The next thing I know, I was part of a group assigned as young senators, young — young elected officials to try to bring the party around to get someone to run for the United States Senate.  And I was put on the commission.  When you’re the young lawyer, you get to turn the lights on and off after every meeting.  (Laughter.)

And so, I remember going down to the Democratic Convention off year in Dover, Delaware.  And after the afternoon session, went back and I was in my room.  It was a nice motel, a motel you just drive up to, get out, and walk in your door there, and — (laughter) — and, you know, an 8-by-10 bathroom with shower and a stall.  And I had my towel around me and the shaving cream on my face, and I heard, “Bam, bam, bam,” on my door.  And I thought it was the guys I came down with, a guy who was a real — had a talk show, named Bob Cunningham — was a big civil rights guy — and two others.  So, I thought it was him, and I walked to open the door.

There was the former governor, a former Supreme Court justice — (laughter) — I swear to God — (laughter) — a st- — the coun- — the state chairman, and the former congressman.  And they said, “We just had dinner.  We think –”  I said, “I’m sorry, gentleman.”  (Laughter.)  And they walked in, and I ran to the bathroom with sha- — the shaving cream, thinking I could put something on.  There wasn’t anything there.  

I walked back out with a towel.  I’m standing against the nail — a — a desk nailed to the wall, and there’s — they’re on the beds that are nailed to the — headboards are nailed to the wall — (laughter) — four of them sitting across.  They said, “Joe, we were thinking you should run for the United States Senate.”
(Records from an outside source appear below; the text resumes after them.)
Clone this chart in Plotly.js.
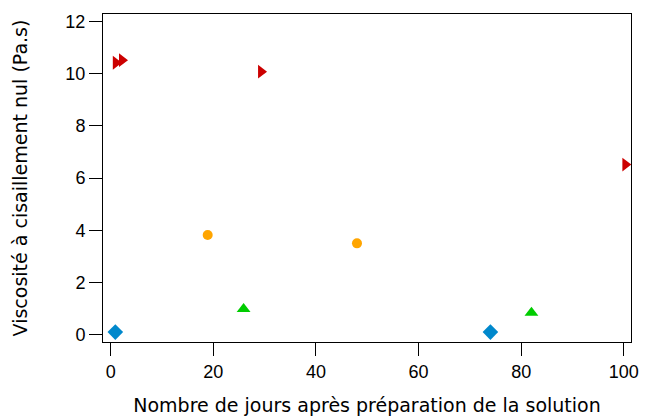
<!DOCTYPE html>
<html><head><meta charset="utf-8">
<script src="https://cdn.plot.ly/plotly-3.0.1.min.js"></script>
<style>html,body{margin:0;padding:0;background:#fff}</style>
</head><body><div id="c" style="width:645px;height:418px"></div>
<script>
const redX = [1, 2.2, 29.3, 100.3];
const redY = [10.42, 10.52, 10.08, 6.52];
const orangeX = [18.9, 48];
const orangeY = [3.82, 3.5];
const greenX = [25.9, 82];
const greenY = [0.98, 0.84];
const blueX = [0.9, 74];
const blueY = [0.1, 0.1];

const traces = [
  {x: redX, y: redY, type:'scatter', mode:'markers', marker:{symbol:'triangle-right', size:12, color:'#CC0000'}},
  {x: orangeX, y: orangeY, type:'scatter', mode:'markers', marker:{symbol:'circle', size:10, color:'#FFA500'}},
  {x: greenX, y: greenY, type:'scatter', mode:'markers', marker:{symbol:'triangle-up', size:12, color:'#00CC00'}},
  {x: blueX, y: blueY, type:'scatter', mode:'markers', marker:{symbol:'diamond', size:12, color:'#0088CC'}}
];
const tickFam = 'Liberation Sans, Arial, sans-serif';
const titleFam = 'DejaVu Sans, sans-serif';
const layout = {
  width:645, height:418,
  margin:{l:103, r:14, t:14, b:76},
  showlegend:false,
  paper_bgcolor:'#fff', plot_bgcolor:'#fff',
  font:{family:tickFam, size:18, color:'#000'},
  xaxis:{range:[-1.5,101.4], tickvals:[0,20,40,60,80,100], ticks:'outside', ticklen:13, tickcolor:'#000', tickwidth:1,
    showline:true, linecolor:'#000', linewidth:1, mirror:true, showgrid:false, zeroline:false,
    tickfont:{family:tickFam, size:18, color:'#000'},
    title:{text:'Nombre de jours après préparation de la solution', font:{family:titleFam,size:19,color:'#000'}, standoff:18}},
  yaxis:{range:[-0.28,12.29], tickvals:[0,2,4,6,8,10,12], ticks:'outside', ticklen:13, tickcolor:'#000', tickwidth:1,
    showline:true, linecolor:'#000', linewidth:1, mirror:true, showgrid:false, zeroline:false,
    tickfont:{family:tickFam, size:18, color:'#000'},
    title:{text:'Viscosité à cisaillement nul (Pa.s)', font:{family:titleFam,size:19,color:'#000'}, standoff:32}}
};
Plotly.newPlot('c', traces, layout, {displayModeBar:false, staticPlot:true});
</script></body></html>
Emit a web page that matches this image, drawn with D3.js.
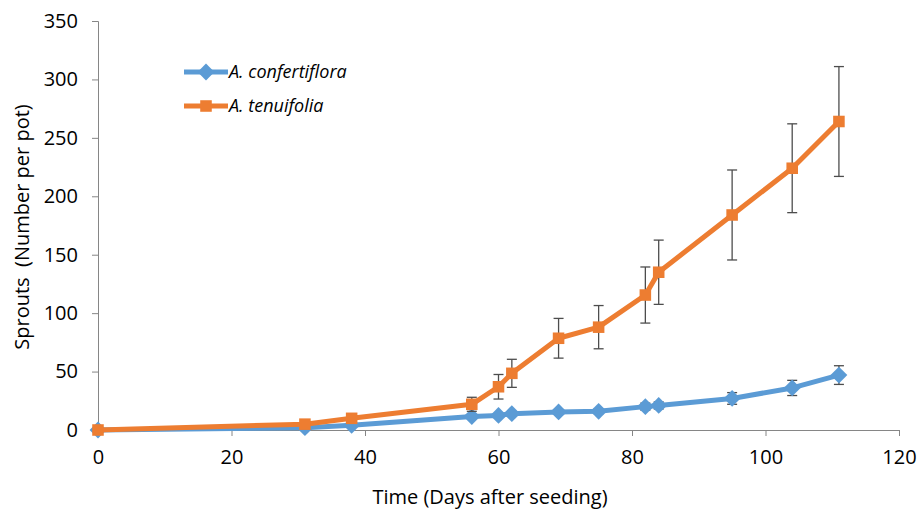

I said, “Gentlemen, are you cra- — are you serious?”  (Laughter.)  And they went on and made their case. 

I hope all of you had a professor who’s enlightened as mine.  I had one professor named Dr. Ingersoll, my political philosophy professor at the University of Delaware, which is between Dover and where I was going, home.  So, I called (inaudible) if I could stop by and see him. 

And I said, “What do you think I should do?”  He said, “Joe, remember what Plato said.”  I’m thinking, “What the hell did Plato say?”  (Laughter.)  Seriously.  He said, “Plato said the penalty good people pay for not being involved in politics is being governed by people worse than themselves.”  (Laughter.)

I went home and spoke to my deceased wife.  She said, “Look, Joe, you’re working 40 hours a week trying to set up a law firm, and you’re working 40 hours a week as a public defender.  Get in, or get out.”  Next thing you know, I was running.

We won by a — Nixon won my state by 60 percent of the vote.  Won by — we won by a staggering 3,800 votes. 

My point is — (applause) — I didn’t know what the hell I was doing.  (Laughter.)

But, look, then I went on to be able to be — I had to wait a little bit to be sworn in.  You got to be 30 to be sworn in.  (Laughter.) 

And then I had the — I was the vice president to the first African American president in American history.  (Applause.)  Now I’m president to our first woman vice president.  (Applause.)

I’ve made clear how I feel about Kamala.  And she has been an incredible partner to me, a champion of civil rights throughout her career, and she’ll continue to be an inspiring leader and project this very idea of America: the very idea that we’re all created equal and deserve to be treated equally throughout our lives.  We’ve never fully lived up to that, but we’ve never walked away from it.  We’ve never walked away because of leaders like Lyndon Baines Johnson.

My fellow Americans, in two years, we’ll commemorate the 250th anniversary of the signing of the Declaration of Independence.  That July 4th of 2026 will be a moment not only about our past but about our future. 

Imagine that moment and ask yourself: What do we want to be?  We can and must be protected and expand our civil rights in America.  We can and must prevent the abuse of presidential power and restore faith in the Supreme Court.  We can and must strengthen the guardrails of democracy.

We must — have to remind ourselves who we are.  We’re the United States of America, and there is nothing, nothing beyond our capacity — nothing — when we do it together.  So, let’s stay together. 

And God bless you all, Lyndon Johnson, and Lady Bird Johnson.  And may God bless the whole family.  Ladies and gentlemen, may God protect our troops.